Source code of charts
BEGIN

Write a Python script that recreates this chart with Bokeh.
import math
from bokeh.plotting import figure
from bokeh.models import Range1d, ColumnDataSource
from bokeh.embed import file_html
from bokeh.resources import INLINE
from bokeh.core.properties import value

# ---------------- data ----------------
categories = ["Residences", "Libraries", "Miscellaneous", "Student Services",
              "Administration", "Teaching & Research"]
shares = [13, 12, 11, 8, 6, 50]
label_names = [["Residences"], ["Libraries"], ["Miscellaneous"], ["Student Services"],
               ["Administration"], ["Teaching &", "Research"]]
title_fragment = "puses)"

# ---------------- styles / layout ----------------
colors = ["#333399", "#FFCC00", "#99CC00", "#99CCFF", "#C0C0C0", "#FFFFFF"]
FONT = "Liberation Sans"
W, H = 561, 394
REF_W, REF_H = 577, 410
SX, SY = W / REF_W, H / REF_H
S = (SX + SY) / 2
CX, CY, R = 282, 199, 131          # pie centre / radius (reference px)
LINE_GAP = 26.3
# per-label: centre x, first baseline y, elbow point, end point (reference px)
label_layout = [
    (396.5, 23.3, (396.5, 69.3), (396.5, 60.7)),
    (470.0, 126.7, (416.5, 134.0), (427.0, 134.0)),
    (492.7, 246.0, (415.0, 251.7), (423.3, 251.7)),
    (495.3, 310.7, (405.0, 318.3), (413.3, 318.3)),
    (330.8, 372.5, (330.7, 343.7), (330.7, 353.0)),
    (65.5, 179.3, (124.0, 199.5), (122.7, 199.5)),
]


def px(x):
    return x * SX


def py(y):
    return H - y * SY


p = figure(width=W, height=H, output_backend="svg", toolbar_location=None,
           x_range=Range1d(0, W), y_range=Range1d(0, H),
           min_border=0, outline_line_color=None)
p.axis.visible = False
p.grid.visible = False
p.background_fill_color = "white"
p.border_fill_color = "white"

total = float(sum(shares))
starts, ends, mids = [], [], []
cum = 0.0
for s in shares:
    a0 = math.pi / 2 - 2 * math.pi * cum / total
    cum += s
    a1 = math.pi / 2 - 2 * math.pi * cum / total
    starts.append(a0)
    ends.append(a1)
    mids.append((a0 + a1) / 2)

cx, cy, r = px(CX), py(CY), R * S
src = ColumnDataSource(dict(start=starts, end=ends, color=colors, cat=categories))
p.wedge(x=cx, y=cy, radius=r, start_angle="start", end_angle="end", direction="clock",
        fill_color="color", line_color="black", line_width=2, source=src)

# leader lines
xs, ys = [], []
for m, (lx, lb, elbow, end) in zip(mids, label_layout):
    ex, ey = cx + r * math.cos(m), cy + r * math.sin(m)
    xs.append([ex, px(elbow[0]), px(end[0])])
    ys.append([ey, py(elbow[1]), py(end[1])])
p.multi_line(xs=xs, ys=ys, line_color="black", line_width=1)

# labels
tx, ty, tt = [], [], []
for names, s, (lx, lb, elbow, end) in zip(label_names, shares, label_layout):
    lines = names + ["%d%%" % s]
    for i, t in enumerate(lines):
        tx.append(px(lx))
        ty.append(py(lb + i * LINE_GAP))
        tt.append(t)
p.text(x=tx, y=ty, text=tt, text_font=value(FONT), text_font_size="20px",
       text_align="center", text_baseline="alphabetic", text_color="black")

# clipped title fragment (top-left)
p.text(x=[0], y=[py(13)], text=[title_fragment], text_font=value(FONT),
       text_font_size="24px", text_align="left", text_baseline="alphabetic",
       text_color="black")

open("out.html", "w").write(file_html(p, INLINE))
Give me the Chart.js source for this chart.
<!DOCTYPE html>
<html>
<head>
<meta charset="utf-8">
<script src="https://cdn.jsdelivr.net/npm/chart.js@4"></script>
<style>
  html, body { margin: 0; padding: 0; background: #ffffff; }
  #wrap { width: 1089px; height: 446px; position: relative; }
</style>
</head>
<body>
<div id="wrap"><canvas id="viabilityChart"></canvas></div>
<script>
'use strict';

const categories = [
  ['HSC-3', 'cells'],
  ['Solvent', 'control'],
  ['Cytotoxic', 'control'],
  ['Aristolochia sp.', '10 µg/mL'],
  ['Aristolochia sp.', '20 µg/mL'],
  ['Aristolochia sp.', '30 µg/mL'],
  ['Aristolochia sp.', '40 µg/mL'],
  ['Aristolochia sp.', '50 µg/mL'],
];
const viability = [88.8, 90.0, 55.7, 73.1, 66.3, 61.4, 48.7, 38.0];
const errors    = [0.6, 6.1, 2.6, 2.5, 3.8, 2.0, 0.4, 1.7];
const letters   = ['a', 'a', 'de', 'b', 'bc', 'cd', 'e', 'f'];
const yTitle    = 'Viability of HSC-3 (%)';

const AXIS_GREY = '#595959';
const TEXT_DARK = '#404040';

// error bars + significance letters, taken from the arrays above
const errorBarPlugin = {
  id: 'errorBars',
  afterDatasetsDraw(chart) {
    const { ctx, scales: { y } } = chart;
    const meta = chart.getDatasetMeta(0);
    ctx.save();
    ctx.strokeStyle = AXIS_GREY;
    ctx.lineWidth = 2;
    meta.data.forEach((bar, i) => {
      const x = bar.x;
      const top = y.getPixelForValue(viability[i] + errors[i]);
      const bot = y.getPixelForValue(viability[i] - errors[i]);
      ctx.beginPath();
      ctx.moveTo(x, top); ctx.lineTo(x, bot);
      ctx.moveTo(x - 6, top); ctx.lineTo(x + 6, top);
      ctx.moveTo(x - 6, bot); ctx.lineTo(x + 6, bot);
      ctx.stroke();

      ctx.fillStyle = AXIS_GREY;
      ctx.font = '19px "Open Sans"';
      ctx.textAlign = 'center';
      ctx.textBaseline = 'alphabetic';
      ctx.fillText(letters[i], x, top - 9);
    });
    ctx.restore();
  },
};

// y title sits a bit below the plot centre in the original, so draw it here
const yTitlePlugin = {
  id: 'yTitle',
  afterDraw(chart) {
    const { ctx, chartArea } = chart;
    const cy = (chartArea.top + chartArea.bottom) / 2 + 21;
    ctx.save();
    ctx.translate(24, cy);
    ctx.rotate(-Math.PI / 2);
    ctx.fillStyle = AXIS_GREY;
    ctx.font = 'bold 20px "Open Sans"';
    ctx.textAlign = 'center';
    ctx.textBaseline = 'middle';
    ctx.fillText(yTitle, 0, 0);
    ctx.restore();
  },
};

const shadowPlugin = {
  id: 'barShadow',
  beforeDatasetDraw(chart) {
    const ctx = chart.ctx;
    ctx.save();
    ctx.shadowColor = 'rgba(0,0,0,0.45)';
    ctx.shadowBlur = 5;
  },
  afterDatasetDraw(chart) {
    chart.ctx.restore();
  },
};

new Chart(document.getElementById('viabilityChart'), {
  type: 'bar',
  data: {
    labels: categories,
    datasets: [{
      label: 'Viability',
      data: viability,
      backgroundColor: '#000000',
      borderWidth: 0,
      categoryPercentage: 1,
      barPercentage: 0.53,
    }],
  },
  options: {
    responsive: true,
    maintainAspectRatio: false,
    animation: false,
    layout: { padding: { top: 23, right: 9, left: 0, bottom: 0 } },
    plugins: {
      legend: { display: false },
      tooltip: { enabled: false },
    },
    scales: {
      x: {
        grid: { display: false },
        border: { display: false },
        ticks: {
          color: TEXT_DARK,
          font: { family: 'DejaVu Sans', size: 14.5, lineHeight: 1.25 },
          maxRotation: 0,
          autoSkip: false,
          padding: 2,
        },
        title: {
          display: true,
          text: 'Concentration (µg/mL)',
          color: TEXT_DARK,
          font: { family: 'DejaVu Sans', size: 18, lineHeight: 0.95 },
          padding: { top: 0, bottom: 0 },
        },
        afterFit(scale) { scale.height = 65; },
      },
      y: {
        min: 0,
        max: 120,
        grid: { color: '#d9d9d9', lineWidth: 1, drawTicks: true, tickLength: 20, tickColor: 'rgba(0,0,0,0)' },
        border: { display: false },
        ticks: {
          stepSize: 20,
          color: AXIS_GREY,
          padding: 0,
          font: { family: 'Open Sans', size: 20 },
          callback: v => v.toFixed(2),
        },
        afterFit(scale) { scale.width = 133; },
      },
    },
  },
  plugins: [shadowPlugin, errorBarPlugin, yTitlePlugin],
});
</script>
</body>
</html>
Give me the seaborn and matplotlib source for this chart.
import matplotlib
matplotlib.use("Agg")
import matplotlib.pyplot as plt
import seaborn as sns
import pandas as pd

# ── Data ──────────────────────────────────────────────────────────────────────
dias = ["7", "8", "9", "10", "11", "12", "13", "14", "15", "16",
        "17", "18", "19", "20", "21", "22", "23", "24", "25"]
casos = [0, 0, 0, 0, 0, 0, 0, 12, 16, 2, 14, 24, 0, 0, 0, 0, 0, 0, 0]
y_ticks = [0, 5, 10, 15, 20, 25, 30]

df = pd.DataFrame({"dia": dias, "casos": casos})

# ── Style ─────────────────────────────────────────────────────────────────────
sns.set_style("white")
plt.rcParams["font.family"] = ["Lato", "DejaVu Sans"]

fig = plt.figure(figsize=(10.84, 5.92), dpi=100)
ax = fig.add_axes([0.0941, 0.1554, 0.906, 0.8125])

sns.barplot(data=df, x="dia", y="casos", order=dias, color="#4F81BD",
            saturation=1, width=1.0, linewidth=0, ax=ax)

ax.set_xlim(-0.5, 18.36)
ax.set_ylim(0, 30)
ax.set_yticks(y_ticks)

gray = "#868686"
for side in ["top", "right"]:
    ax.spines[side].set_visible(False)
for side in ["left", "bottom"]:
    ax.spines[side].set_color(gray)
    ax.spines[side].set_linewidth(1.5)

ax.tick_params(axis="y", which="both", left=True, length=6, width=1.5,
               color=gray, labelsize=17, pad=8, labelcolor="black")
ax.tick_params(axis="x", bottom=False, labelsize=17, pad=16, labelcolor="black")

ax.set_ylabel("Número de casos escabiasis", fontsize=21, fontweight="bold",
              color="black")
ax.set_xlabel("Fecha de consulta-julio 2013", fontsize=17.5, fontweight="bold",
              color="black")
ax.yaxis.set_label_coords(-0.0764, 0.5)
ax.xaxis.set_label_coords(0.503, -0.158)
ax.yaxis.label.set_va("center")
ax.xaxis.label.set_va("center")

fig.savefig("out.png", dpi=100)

END

## Task statement
Identify the lines in the entries that hold "Give" and return each one.

## Solution to the problem
Give me the Chart.js source for this chart.
Give me the seaborn and matplotlib source for this chart.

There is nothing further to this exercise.